On another forum, Woodcraft's decision to discontinue the CMT line of bits was discussed and the question of where certain brands were made came up.

It got me to wondering if there were ANY bits wholly made in North America. 
Does anyone know?

BTW, Woodcraft has a 50% discount on their remaining stock of CMT bits.


----------



## RustyW (Dec 28, 2005)

http://www.whitesiderouterbits.com/


----------



## Mike (Nov 22, 2004)

Gene, Whiteside(USA) is usually the top rated bits. The other top brands are Amana(Israel), CMT(Italy) and Freud(Italy). These bits performed the best in magazine testing. Most name brand bits will make decent cuts when new but will require sharpening sooner than the top brands.


----------



## nzgeordie (Oct 22, 2006)

Can Charles tell me if there is anywhere in NZ (or even Australia) where I can buy Freud saw blades (and router bits)?
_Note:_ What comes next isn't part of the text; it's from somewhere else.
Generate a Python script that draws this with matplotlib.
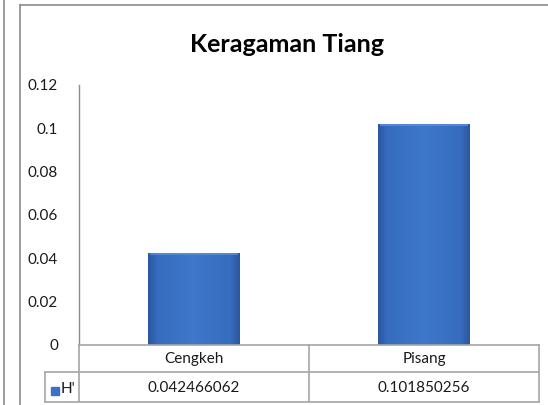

None of the web sellers seem to ship overseas.


----------



## Slinking (Jan 4, 2009)

Have you tried MLCS woodworking?
I bought a 2" straight double bearing bit from them..........I've used it quite a bit and its still sharp as ever..........I was using walnut and hard maple....I"m not certain, but I think they make their bits here in the USA.
Scott


----------



## Renato (Jan 17, 2009)

Mike you did not included Infinity bits in your list. You don't consider them as first line or you do not have the opportunity to test them? Why I am posting this message? I have basically Craftsman bits, Freud and Infinity, and in some cases the Infinity are ahead of the other two. I am trying to have another point of view for my comparison.


----------



## Ralph Barker (Dec 15, 2008)

Eagle America is also U.S. made, although they also have a "value" line made in China, I believe. Eagle America is often rated near Whiteside in quality.

http://eagleamerica.com


----------